Hoy nos acompañan estos tres nuevos sacerdotes, a quienes pido que se pongan de pie: el P. Erwin Sanhueza, el P. Daniel Rojas y el P. Cristian Rivera. Llevan solo 46 días de ordenados sacerdotes. Y son jóvenes. Ellos, sin mérito propio y sin pretenderlo, son testigos vivos de la vitalidad de la Iglesia siempre animada por el Espíritu Santo. Son también frutos del Corazón de Cristo y de la oración incesante de tantos fieles a lo largo de muchos años. Sigamos orando por estos tres hermanos nuestros y por todos los sacerdotes, para que su alegría sea siempre el amor de Cristo. Oremos también por las vocaciones sacerdotales y por la perseverancia de los seminaristas.
Volvamos nuestra mirada a María. Ella nos indica el camino, porque tomados de su mano nos conduce a su Hijo, Jesucristo. Más aún, María es la que nos lo dio, dándolo a luz virginalmente. En Ella el Hijo eterno del Padre comenzó a ser sacerdote al tomar nuestra carne mortal. María es la Mujer Eucarística que llevó, como primer sagrario de la historia, a Cristo, Dios verdadero y hombre verdadero de alma y cuerpo, de carne y sangre. Con cuánta razón la Virgen podría decir: “Es Cristo quien vive en mí” (Gal 2,20). María nos enseña a recibir a Cristo sacramentalmente en su Cuerpo y su Sangre bajo las especies de pan y de vino.
La Eucaristía es el sacramento de nuestra fe.
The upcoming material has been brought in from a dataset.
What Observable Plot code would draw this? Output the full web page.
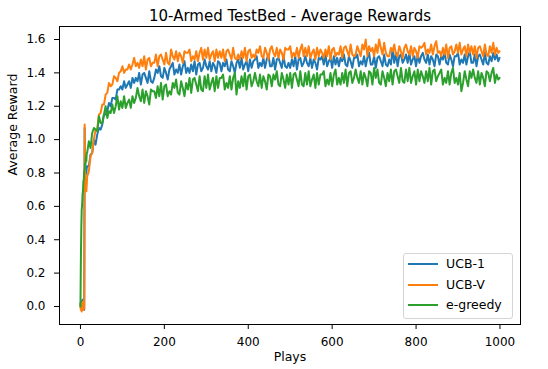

Creamos con la fe de Bartimeo. Como él, saltemos y acerquémonos a Jesús. Por la fe, recobraremos la vista y podremos seguirlo por el camino de nuestra vida. Creamos con la fe de María, para ser como Ella dichosos porque hemos creído que se cumplirían las cosas que fueron dichas de parte del Señor (cf. Lc 1,45). Por la fe, María es la Mujer Eucarística que llevó en su vientre al “Pan vivo bajado del cielo” (Jn 6,51). Que también nosotros, por la fe, recibamos la vida eterna en cada comunión eucarística. Que seamos hombres eucarísticos. Que por la comunión del Cuerpo y de la Sangre de Cristo nos vayamos transformando en Él, hasta poder decir: “No vivo yo, sino que es Cristo quien vive en mí; la vida que vivo al presente en la carne, la vivo en la fe del Hijo de Dios que me amó y se entregó a sí mismo por mí” (Gal 2,20).
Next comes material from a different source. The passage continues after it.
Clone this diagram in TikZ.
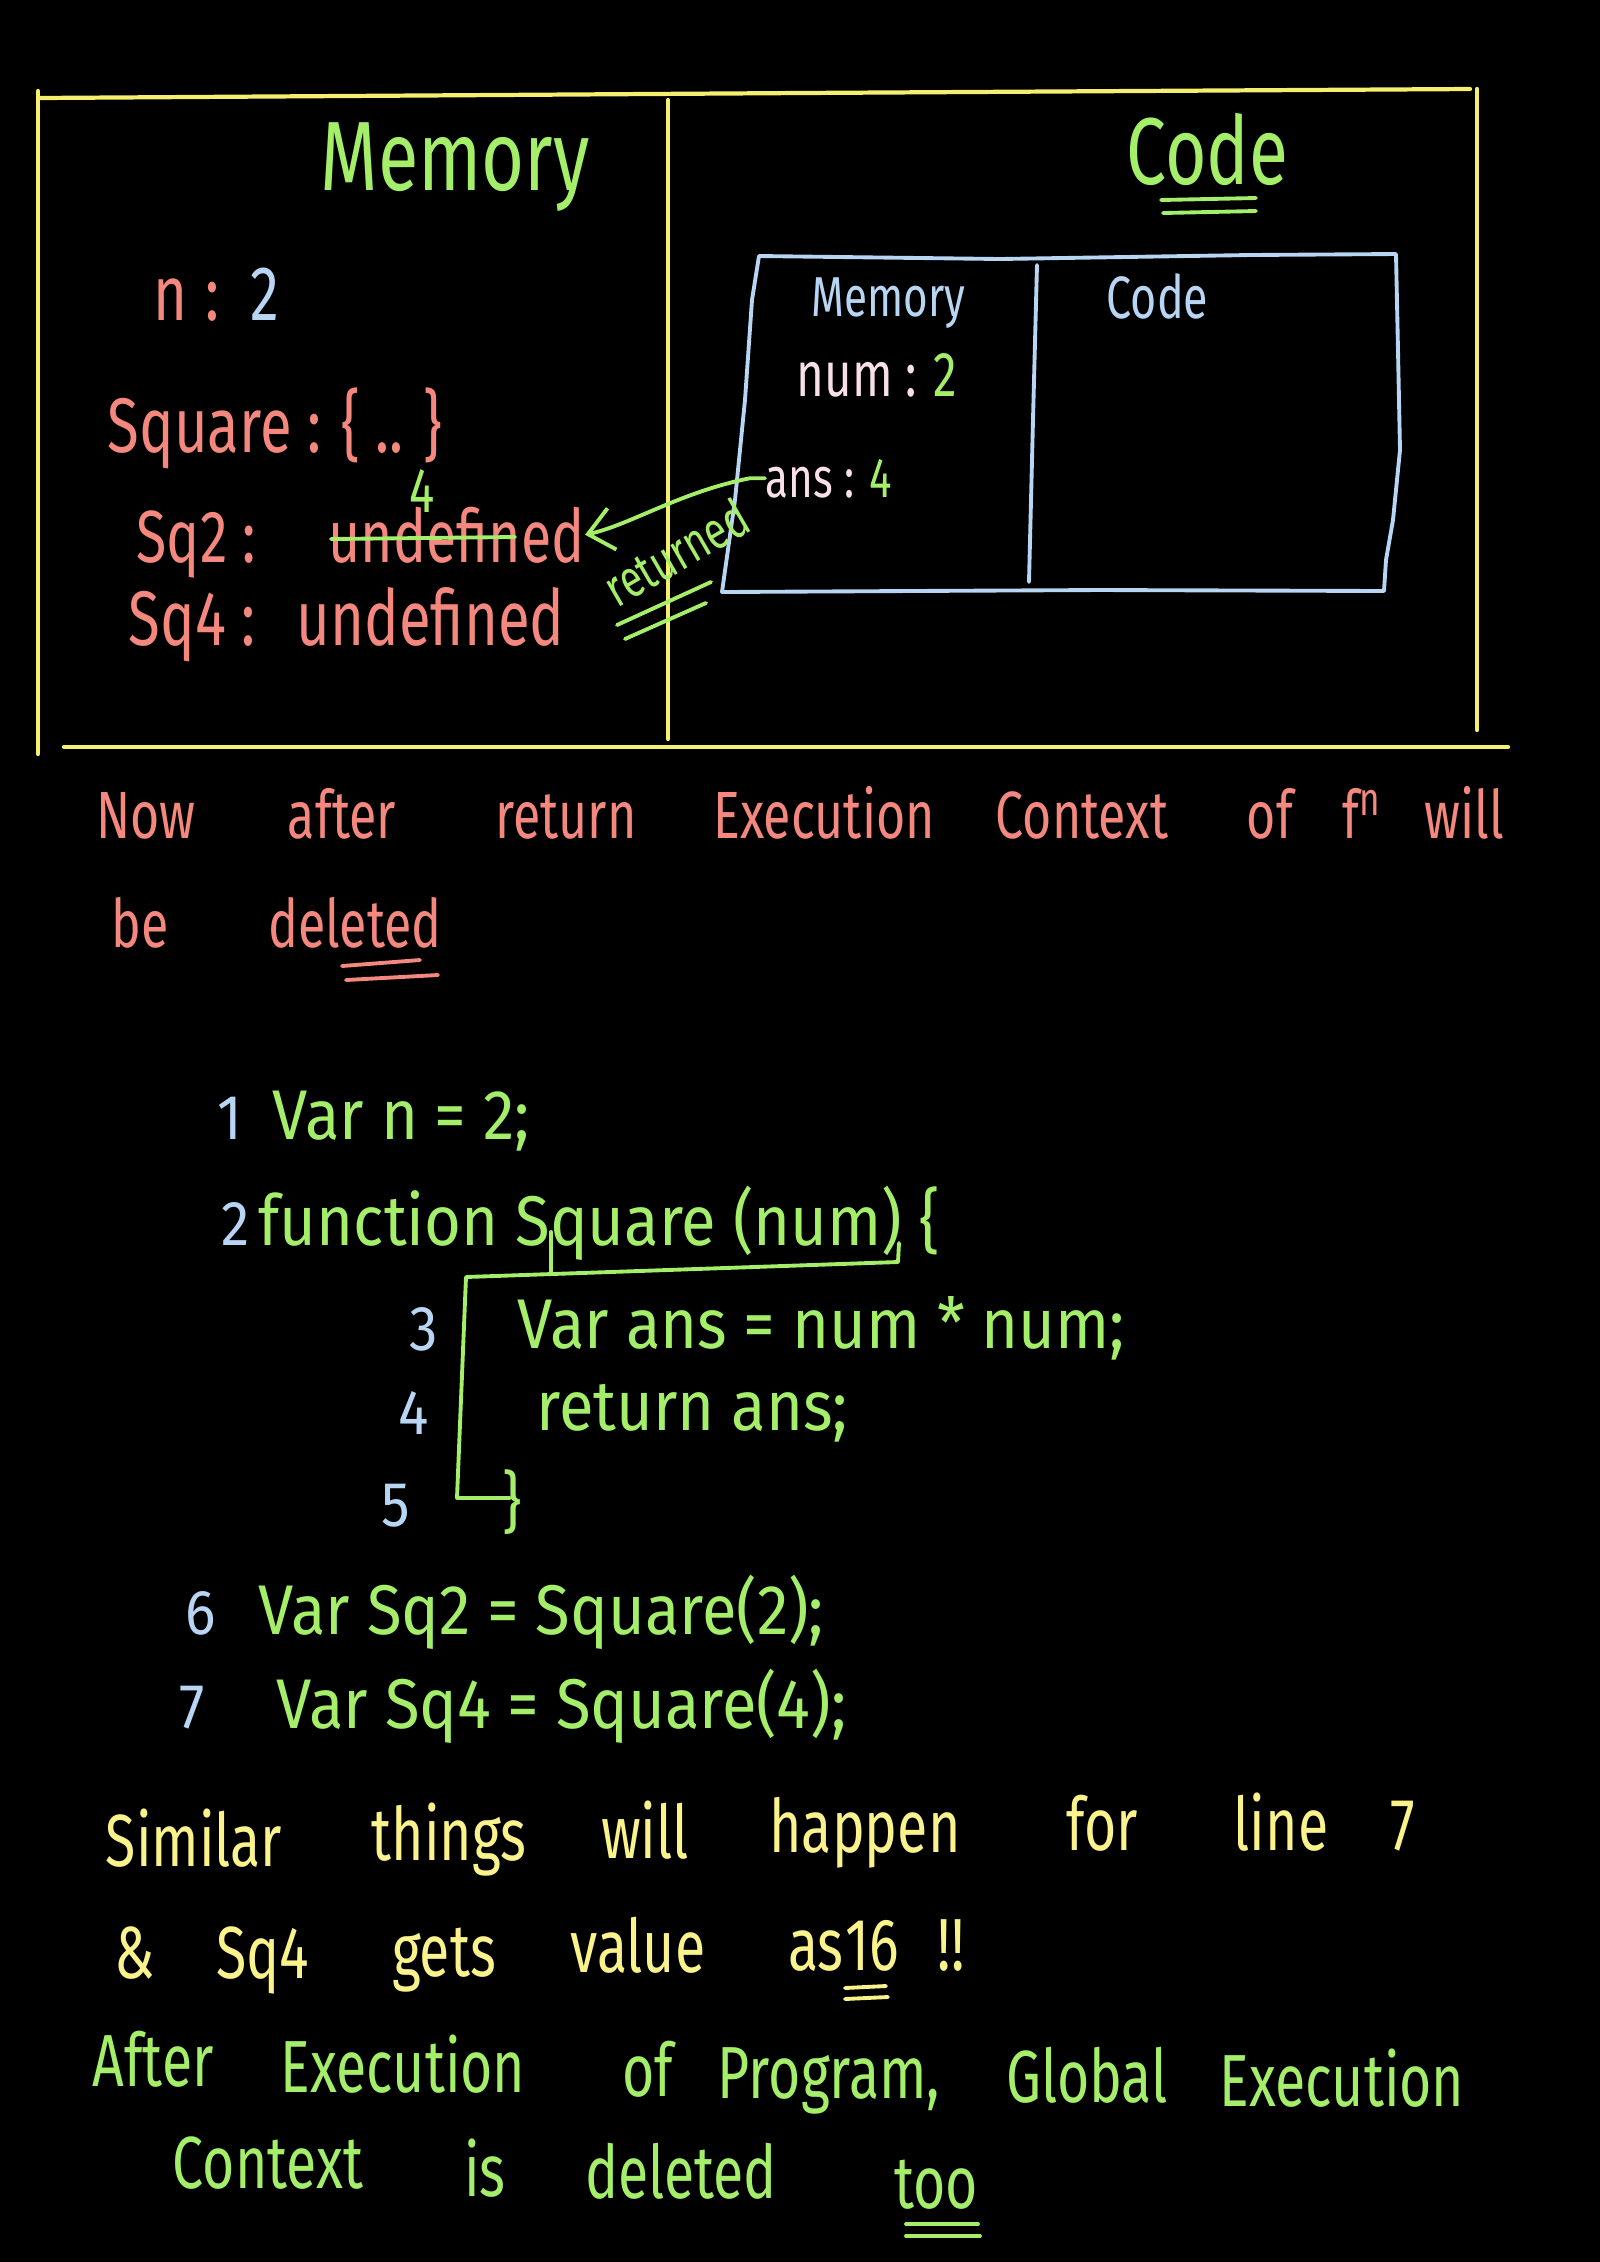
\documentclass[tikz,border=0pt]{standalone}
\usepackage{fontspec}
\setmainfont{Fira Sans}
\newfontfamily\hand[FakeStretch=0.75]{Fira Sans}
\newfontfamily\handw[FakeStretch=0.9]{Fira Sans}
\usetikzlibrary{arrows.meta}
\definecolor{ylw}{HTML}{F5EE6E}
\definecolor{ytxt}{HTML}{FAF28A}
\definecolor{grn}{HTML}{A4EE6A}
\definecolor{slm}{HTML}{F4887E}
\definecolor{blu}{HTML}{B8D6F4}
\definecolor{pnk}{HTML}{F8E0E8}
\begin{document}
\begin{tikzpicture}[x=0.01cm,y=-0.01cm,
  t/.style={inner sep=0pt, anchor=base},
  tw/.style={inner sep=0pt, anchor=base west},
  fs/.style={font=\hand\fontsize{#1}{#1}\selectfont},
  fw/.style={font=\handw\fontsize{#1}{#1}\selectfont},
  frame/.style={draw=ylw, line width=1.2pt, line cap=round},
  boxline/.style={draw=blu, line width=1.1pt, line cap=round, line join=round},
  gline/.style={draw=grn, line width=1.1pt, line cap=round, line join=round},
  sline/.style={draw=slm, line width=1.1pt, line cap=round}]
\fill[black] (0,0) rectangle (1600,2262);
\useasboundingbox (0,0) rectangle (1600,2262);

% yellow frame
\draw[frame] (38,91) -- (38,754);
\draw[frame] (38,98) -- (800,93) -- (1470,89);
\draw[frame] (1477,89) -- (1477,730);
\draw[frame] (668,100) -- (668,739);
\draw[frame] (64,747) -- (1508,747);

% titles
\node[tw, fs=28, text=grn] (memt) at (320,190) {Memory};
\node[tw, fs=27, text=grn] (codet) at (1126,184) {Code};
\draw[gline] (1161,200) -- (1256,198);
\draw[gline] (1163,213) -- (1256,211);

% global memory
\node[tw, fs=22] (n2) at (153,320) {\color{slm}n\hspace{5pt}:\hspace{9pt}\color{blu}2};
\node[tw, fs=22, text=slm] (sqf) at (107,452) {Square : \{ .. \}};
\node[tw, fs=21, text=slm] (sq2l) at (136,562) {Sq2 :};
\node[tw, fs=21, text=slm] (sq2u) at (328,562) {undefined};
\draw[gline] (331,539) -- (515,537);
\node[t, fs=18, text=grn] (four) at (422,512) {4};
\node[tw, fs=22, text=slm] (sq4l) at (128,645) {Sq4 :};
\node[tw, fs=22, text=slm] (sq4u) at (296,645) {undefined};

% function execution context box
\draw[boxline] (759,256) -- (1000,259) -- (1250,255) -- (1396,254) -- (1398,350)
  -- (1400,450) -- (1393,520) -- (1386,560) -- (1384,591) -- (1100,590) -- (722,592)
  -- (735,500) -- (745,400) -- (752,300) -- cycle;
\draw[boxline] (1037,265) -- (1033,420) -- (1029,582);
\node[tw, fs=16, text=blu] (memb) at (811,316) {Memory};
\node[tw, fs=17, text=blu] (codeb) at (1106,318) {Code};
\node[tw, fs=18] (numv) at (796,396) {\color{pnk}num : \color{grn}2};
\node[tw, fs=16] (ansv) at (765,497) {\color{pnk}ans : \color{grn}4};

% returned arrow
\draw[gline, -{Straight Barb[length=7pt, width=12pt]}] (ansv.west) -- ++(-15,0)
  .. controls (680,492) and (630,525) .. (sq2u.east);
\node[fs=15, text=grn, rotate=30, inner sep=0pt] (ret) at (676,552) {returned};
\draw[gline] (617,625) -- (711,582);
\draw[gline] (625,639) -- (706,603);

% paragraph (salmon)
\begin{scope}[every node/.style={t, fs=19, text=slm}]
\node (w1) at (146,838) {Now};
\node (w2) at (342,838) {after};
\node (w3) at (566,838) {return};
\node (w4) at (824,838) {Execution};
\node (w5) at (1082,838) {Context};
\node (w6) at (1270,838) {of};
\node (w7) at (1362,838) {f\textsuperscript{n}};
\node (w8) at (1464,838) {will};
\node (w9) at (140,947) {be};
\node (w10) at (355,947) {deleted};
\end{scope}
\draw[sline] (342,966) -- (420,960);
\draw[sline] (346,980) -- (438,975);

% code
\begin{scope}[every node/.style={t, fw=18, text=blu}]
\node (l1) at (230,1139) {1};
\node (l2) at (236,1245) {2};
\node (l3) at (424,1350) {3};
\node (l4) at (414,1434) {4};
\node (l5) at (396,1526) {5};
\node (l6) at (201,1634) {6};
\node (l7) at (192,1728) {7};
\end{scope}
\begin{scope}[every node/.style={tw, fw=20, text=grn}]
\node (c1) at (272,1139) {Var n = 2;};
\node (c2) at (258,1245) {function Square (num) \{};
\node (c3) at (517,1348) {Var ans = num * num;};
\node (c4) at (536,1430) {return ans;};
\node (c6) at (258,1634) {Var Sq2 = Square(2);};
\node (c7) at (276,1728) {Var Sq4 = Square(4);};
\end{scope}
\coordinate (tk1) at (551,1232);
\coordinate (tk2) at (551,1272);
\coordinate (br1) at (899,1243);
\coordinate (br2) at (898,1262);
\coordinate (br3) at (466,1277);
\coordinate (br4) at (457,1498);
\coordinate (br5) at (510,1498);
\draw[gline] (tk1) -- (tk2);
\draw[gline] (br1) -- (br2) -- (br3) -- (br4) -- (br5);
\node[fw=19, text=grn, inner sep=0pt] (cbr) at (512,1502) {\}};

% yellow remarks
\begin{scope}[every node/.style={t, fs=21, text=ytxt}]
\node (y1) at (194,1866) {Similar};
\node (y2) at (449,1860) {things};
\node (y3) at (645,1858) {will};
\node (y4) at (865,1852) {happen};
\node (y5) at (1102,1850) {for};
\node (y6) at (1281,1850) {line};
\node (y7) at (1403,1850) {7};
\node (z1) at (135,1978) {\&};
\node (z2) at (263,1978) {Sq4};
\node (z3) at (444,1976) {gets};
\node (z4) at (638,1972) {value};
\node (z5) at (816,1970) {as};
\node (z6) at (872,1970) {16};
\node (z7) at (951,1970) {!!};
\end{scope}
\draw[draw=ytxt, line width=1.1pt, line cap=round] (845,1988) -- (886,1986);
\draw[draw=ytxt, line width=1.1pt, line cap=round] (845,1999) -- (888,1997);

% green remarks
\begin{scope}[every node/.style={t, fs=21, text=grn}]
\node (g1) at (153,2086) {After};
\node (g2) at (403,2092) {Execution};
\node (g3) at (648,2096) {of};
\node (g4) at (829,2098) {Program,};
\node (g5) at (1087,2102) {Global};
\node (g6) at (1342,2106) {Execution};
\node (h1) at (268,2188) {Context};
\node (h2) at (485,2196) {is};
\node (h3) at (681,2198) {deleted};
\node (h4) at (936,2208) {too};
\end{scope}
\draw[gline] (906,2224) -- (978,2224);
\draw[gline] (906,2236) -- (980,2236);
\end{tikzpicture}
\end{document}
Somos el Pueblo Mesiánico. Somos el Santo Pueblo fiel de Dios. La Iglesia es el Sacramento Universal de Salvación. Hemos sido enviados por Jesucristo, con la fuerza del Espíritu Santo, a ir al mundo entero para proclamar el Evangelio de Salvación. Jesucristo está con nosotros y con Él hemos de convertir a Chile y a todo el universo en su Reino. Amén.